Seven years ago, I was sitting in the back-seat of a parked car. My family had decided to climb the nearby mountains to catch a view of the fireworks and, more importantly, to watch from a safe distance the crumbling of civilization as we then knew it. A blackout was expected, our bank accounts would disappear. Y2K hysteria was as prevalent as homemade firecrackers. But, I remember wanting to stay up for something else. I needed to be up for the end of the year - to drag it on as long as possible - even as my eyes watered and I yawned at the skyline.

New Year's is rarely about its title. "Glad that's fucking over" and "It was awesome" rule over the "I can't wait for ____." It's a time when we are forced to summarize, to take everything, wrap it in the cloth of memory and stamp it with a resounding: "done."

This 2007, I found myself doing what my non-13-year-old self does best on vacation - taking a break from work, with friends: inebriated.
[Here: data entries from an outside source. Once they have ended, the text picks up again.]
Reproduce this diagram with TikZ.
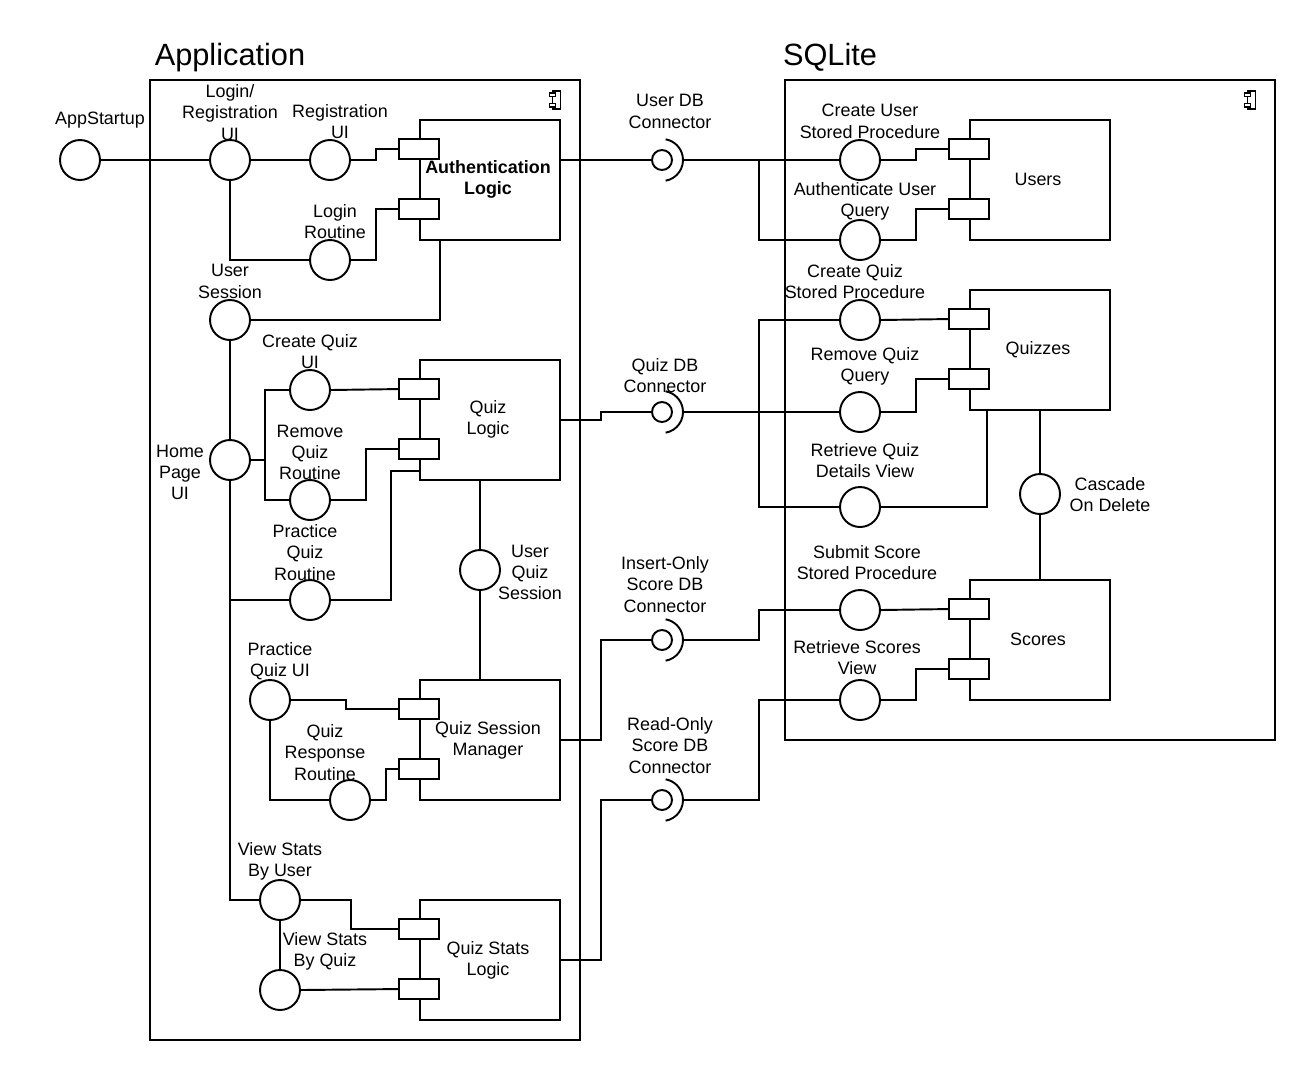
\documentclass[tikz,border=0pt]{standalone}
\usepackage{fontspec}
\setmainfont{Liberation Sans}
\usetikzlibrary{calc}

\begin{document}
\begin{tikzpicture}[x=0.02cm,y=-0.02cm,line width=1.1pt,
  font=\fontsize{10.2}{12.2}\selectfont,
  iface/.style={draw,circle,fill=white,minimum size=0.8cm,inner sep=0pt},
  ball/.style={draw,circle,fill=white,minimum size=0.4cm,inner sep=0pt},
  comp/.style={draw,fill=white,minimum width=2.8cm,minimum height=2.4cm,inner sep=0pt},
  port/.style={draw,fill=white,minimum width=0.8cm,minimum height=0.4cm,inner sep=0pt},
  lbl/.style={align=center,inner sep=0pt,yshift=-1.4pt}]
  \useasboundingbox[fill=white] (0,0) rectangle (1315,1080);

  % containers
  \draw (150,80) rectangle (580,1040);
  \draw (785,80) rectangle (1275,740);
  \node[yshift=-1.5pt] (apptitle) at (230,55) {\fontsize{17.5}{20}\selectfont Application};
  \node[yshift=-1.5pt] (dbtitle) at (830,55) {\fontsize{17.5}{20}\selectfont SQLite};
  \foreach \x in {556.5,1251.5} {
    \draw[line width=0.6pt] (\x-4.2,91) rectangle (\x+4.2,109);
    \draw[line width=0.6pt,fill=white] (\x-7.2,93) rectangle (\x-0.8,96.5);
    \draw[line width=0.6pt,fill=white] (\x-7.2,103.5) rectangle (\x-0.8,107);
  }

  % components
  \node[comp] (auth) at (490,180) {};
  \node[comp] (qlogic) at (490,420) {};
  \node[comp] (qsm) at (490,740) {};
  \node[comp] (qsl) at (490,960) {};
  \node[comp] (users) at (1040,180) {};
  \node[comp] (quizzes) at (1040,350) {};
  \node[comp] (scores) at (1040,640) {};
  \foreach \b in {auth,qlogic,qsm,qsl,users,quizzes,scores} {
    \node[port] (\b-p1) at ($(\b.north west)+(0,30)$) {};
    \node[port] (\b-p2) at ($(\b.north west)+(0,90)$) {};
  }
  \node[lbl,font=\fontsize{10.2}{12.2}\selectfont\bfseries] (authlbl) at (488,177) {Authentication\\Logic};
  \node[lbl] (qlogiclbl) at (488,417) {Quiz\\Logic};
  \node[lbl] (qsmlbl) at (488,738) {Quiz Session\\Manager};
  \node[lbl] (qsllbl) at (488,958) {Quiz Stats\\Logic};
  \node[lbl] (userslbl) at (1038,177) {Users};
  \node[lbl] (quizzeslbl) at (1038,347) {Quizzes};
  \node[lbl] (scoreslbl) at (1038,637) {Scores};

  % interfaces
  \node[iface] (appstart) at (80,160) {};
  \node[iface] (lrui) at (230,160) {};
  \node[iface] (regui) at (330,160) {};
  \node[iface] (loginr) at (330,260) {};
  \node[iface] (usess) at (230,320) {};
  \node[iface] (home) at (230,460) {};
  \node[iface] (cqui) at (310,390) {};
  \node[iface] (rqr) at (310,500) {};
  \node[iface] (pqr) at (310,600) {};
  \node[iface] (uqs) at (480,570) {};
  \node[iface] (pqui) at (270,700) {};
  \node[iface] (qrr) at (350,800) {};
  \node[iface] (vsbu) at (280,900) {};
  \node[iface] (vsbq) at (280,990) {};
  \node[iface] (cusp) at (860,160) {};
  \node[iface] (aquery) at (860,240) {};
  \node[iface] (cqsp) at (860,320) {};
  \node[iface] (rqq) at (860,412) {};
  \node[iface] (rqdv) at (860,507) {};
  \node[iface] (cascade) at (1040,494) {};
  \node[iface] (ssp) at (860,610) {};
  \node[iface] (rsv) at (860,700) {};

  % ball and socket connectors
  \node[ball] (udb) at (662,160) {};
  \node[ball] (qdb) at (662,412) {};
  \node[ball] (iodb) at (662,640) {};
  \node[ball] (rodb) at (662,800) {};
  \foreach \c in {udb,qdb,iodb,rodb}
    \draw ($(\c)+(80:21)$) arc[start angle=80,end angle=-80,radius=21];

  % labels
  \node[lbl] (appstartlbl) at (100,118) {AppStartup};
  \node[lbl] (lruilbl) at (230,110) {Login/\\Registration\\UI};
  \node[lbl] (reguilbl) at (340,119) {Registration\\UI};
  \node[lbl] (loginrlbl) at (335,219) {Login\\Routine};
  \node[lbl] (usesslbl) at (230,279) {User\\Session};
  \node[lbl] (cquilbl) at (310,349) {Create Quiz\\UI};
  \node[lbl] (homelbl) at (180,470) {Home\\Page\\UI};
  \node[lbl] (rqrlbl) at (310,450) {Remove\\Quiz\\Routine};
  \node[lbl] (pqrlbl) at (305,550) {Practice\\Quiz\\Routine};
  \node[lbl] (uqslbl) at (530,570) {User\\Quiz\\Session};
  \node[lbl] (pquilbl) at (280,659) {Practice\\Quiz UI};
  \node[lbl] (qrrlbl) at (325,750) {Quiz\\Response\\Routine};
  \node[lbl] (vsbulbl) at (280,859) {View Stats\\By User};
  \node[lbl] (vsbqlbl) at (325,949) {View Stats\\By Quiz};
  \node[lbl] (udblbl) at (670,109) {User DB\\Connector};
  \node[lbl] (qdblbl) at (665,373) {Quiz DB\\Connector};
  \node[lbl] (iodblbl) at (665,582) {Insert-Only\\Score DB\\Connector};
  \node[lbl] (rodblbl) at (670,743) {Read-Only\\Score DB\\Connector};
  \node[lbl] (cusplbl) at (870,119) {Create User\\Stored Procedure};
  \node[lbl] (aquerylbl) at (865,199) {Authenticate User\\Query};
  \node[lbl] (cqsplbl) at (855,279) {Create Quiz\\Stored Procedure};
  \node[lbl] (rqqlbl) at (865,364) {Remove Quiz\\Query};
  \node[lbl] (rqdvlbl) at (865,458) {Retrieve Quiz\\Details View};
  \node[lbl] (cascadelbl) at (1110,492) {Cascade\\On Delete};
  \node[lbl] (ssplbl) at (867,560) {Submit Score\\Stored Procedure};
  \node[lbl] (rsvlbl) at (857,655) {Retrieve Scores\\View};

  % application wiring
  \draw (appstart) -- (lrui);
  \draw (lrui) -- (regui);
  \draw (regui.east) -- ++(25,0) |- (auth-p1.west);
  \draw (lrui.south) |- (loginr.west);
  \draw (loginr.east) -- ++(25,0) |- (auth-p2.west);
  \draw (auth-p2.east |- auth.south) |- (usess.east);
  \draw (usess) -- (home);
  \draw (home.south) |- (vsbu.west);
  \coordinate (hub) at (265,460);
  \draw (home.east) -- (hub);
  \draw (cqui.west) -| (hub) |- (rqr.west);
  \draw (cqui.east) -- (qlogic-p1.west);
  \draw (rqr.east) -- ++(35,0) |- (qlogic-p2.west);
  \draw (home.south |- pqr.west) -- (pqr.west);
  \draw (pqr.east) -- ++(60,0) |- ($(qlogic.south west)+(0,-10)$);
  \draw (uqs.north |- qlogic.south) -- (uqs.north);
  \draw (uqs.south) -- (uqs.south |- qsm.north);
  \draw (pqui.east) -- ++(55,0) |- (qsm-p1.west);
  \draw (pqui.south) |- (qrr.west);
  \draw (qrr.east) -- ++(15,0) |- (qsm-p2.west);
  \draw (vsbu.east) -- ++(50,0) |- (qsl-p1.west);
  \draw (vsbu) -- (vsbq);
  \draw (vsbq.east) -- (qsl-p2.west);

  % connectors between application and database
  \draw (auth.east |- udb.west) -- (udb.west);
  \draw ($(udb.east)+(11,0)$) -- (cusp.west);
  \draw (qlogic.east) -- ++(40,0) |- (qdb.west);
  \draw ($(qdb.east)+(11,0)$) -- (rqq.west);
  \draw (qsm.east) -- ++(40,0) |- (iodb.west);
  \draw ($(iodb.east)+(11,0)$) -| ($(ssp.west)+(-80,0)$) -- (ssp.west);
  \draw (qsl.east) -- ++(40,0) |- (rodb.west);
  \draw ($(rodb.east)+(11,0)$) -| ($(rsv.west)+(-80,0)$) -- (rsv.west);

  % database wiring
  \draw (aquery.west) -- ++(-80,0) |- (cusp.west);
  \draw (cusp.east) -- ++(35,0) |- (users-p1.west);
  \draw (aquery.east) -- ++(35,0) |- (users-p2.west);
  \draw (cqsp.west) -- ++(-80,0) |- (rqdv.west);
  \draw (cqsp.east) -- (quizzes-p1.west);
  \draw (rqq.east) -- ++(35,0) |- (quizzes-p2.west);
  \draw (rqdv.east) -| ($(quizzes.south west)+(18,0)$);
  \draw (quizzes) -- (cascade);
  \draw (cascade) -- (scores);
  \draw (ssp.east) -- (scores-p1.west);
  \draw (rsv.east) -- ++(35,0) |- (scores-p2.west);
\end{tikzpicture}
\end{document}
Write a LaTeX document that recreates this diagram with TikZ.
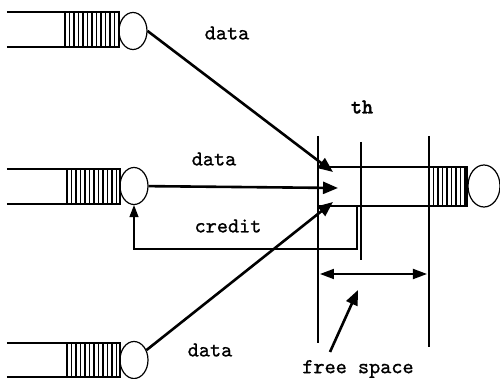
\documentclass[tikz,border=0pt]{standalone}
\usepackage{fontspec}
\newfontfamily\courfont[FakeBold=1.0]{lmmono10-regular.otf}
\newfontfamily\courboldfont[FakeBold=1.4]{lmmonolt10-bold.otf}
\usetikzlibrary{arrows.meta,shapes.geometric}
\tikzset{
  thin line/.style={line width=0.6pt},
  server/.style={ellipse,draw,thin line,inner sep=0pt,minimum width=14pt,minimum height=18.5pt},
  flow/.style={line width=1.3pt,-{Triangle[length=7.5pt,width=6pt]}},
  label/.style={font=\courfont\fontsize{10.6}{12}\selectfont,inner sep=0pt},
}
\newcommand{\hatchbox}[4]{% x0,y0,x1,y1
  \draw[thin line] (#1,#2) rectangle (#3,#4);
  \pgfmathsetmacro{\hstart}{#1+4.5}
  \pgfmathsetmacro{\hnext}{#1+9}
  \foreach \hx in {\hstart,\hnext,...,#3}{\draw[line width=0.55pt] (\hx,#2) -- (\hx,#4);}
}
\begin{document}
\begin{tikzpicture}[x=0.5pt,y=-0.5pt]
\useasboundingbox (0,0) rectangle (500,379);

% input queues with their servers
\draw[thin line] (7,12) -- (65,12) (7,47) -- (65,47);
\hatchbox{65}{12}{119}{47}
\node[server] (sv1) at (133,31) {};

\draw[thin line] (7,169) -- (67,169) (7,204) -- (67,204);
\hatchbox{67}{169}{120}{204}
\node[server] (sv2) at (134,186) {};

\draw[thin line] (7,343) -- (67,343) (7,377) -- (67,377);
\hatchbox{67}{343}{120}{377}
\node[server] (sv3) at (134,360) {};

% output queue
\draw[thin line] (318,167) -- (429,167) (318,206) -- (429,206);
\hatchbox{429}{167}{467}{206}
\node[server,minimum width=16pt,minimum height=21pt] (sv4) at (484,186) {};

% threshold markers
\coordinate (v1a) at (318,136); \coordinate (v1b) at (318,343);
\coordinate (v2a) at (361,142); \coordinate (v2b) at (361,260);
\coordinate (v3a) at (429,136); \coordinate (v3b) at (429,347);
\draw[thin line] (v1a) -- (v1b) (v2a) -- (v2b) (v3a) -- (v3b);

% data flows
\coordinate (t1) at (333,172);
\coordinate (t2) at (338,188);
\coordinate (t3) at (333,202);
\draw[flow] (sv1.east) -- (t1);
\draw[flow] (sv2) -- (t2);
\draw[flow] (sv3) -- (t3);

% credit feedback
\coordinate (cs) at (357,206);
\coordinate (cc) at (357,249);
\draw[thin line,-{Triangle[length=6pt,width=4.5pt]}] (cs) -- (cc) -| (sv2.south);

% free space span
\coordinate (fa) at (320,274);
\coordinate (fb) at (427,274);
\draw[line width=0.9pt,{Triangle[length=7pt,width=5pt]}-{Triangle[length=7pt,width=5pt]}] (fa) -- (fb);

% labels
\node[label] (d1) at (227,33) {data};
\node[label] (d2) at (214,159) {data};
\node[label] (cr) at (228,226) {credit};
\node[label] (d3) at (210,350) {data};
\node[label,font=\courboldfont\fontsize{10.6}{12}\selectfont] (th) at (362,107) {th};
\node[label] (fs) at (358,369) {free space};
\coordinate (fo) at (330,352);
\coordinate (fp) at (358,290);
\draw[flow] (fo) -- (fp);
\end{tikzpicture}
\end{document}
I nod mechanically to the thumping beat that reliably washes out the silences between the scattered exchanges. The awkward "So how's ____?" is as worn out as the embarrassing pile of "home shirts" that you don't have the heart to throw out, but you do have the self-esteem to leave in your childhood closet. We all revert to the quickest contingency plan: smile, say "cheers," and grind away our New Year's resolutions.

The next morning, as I put on the under-sized, chewed collar of a worn Fun Run shirt I wonder if the 13-year-old me had felt as removed back then as now. I found it was hard to carry out the same New Year's process that I had in high school. I hadn't been part of their year, and they hadn't been part of mine. Suddenly thrown together, we were pushed further apart by our own expectation to connect. Neither in 2006 nor 2007, we waited out the countdown.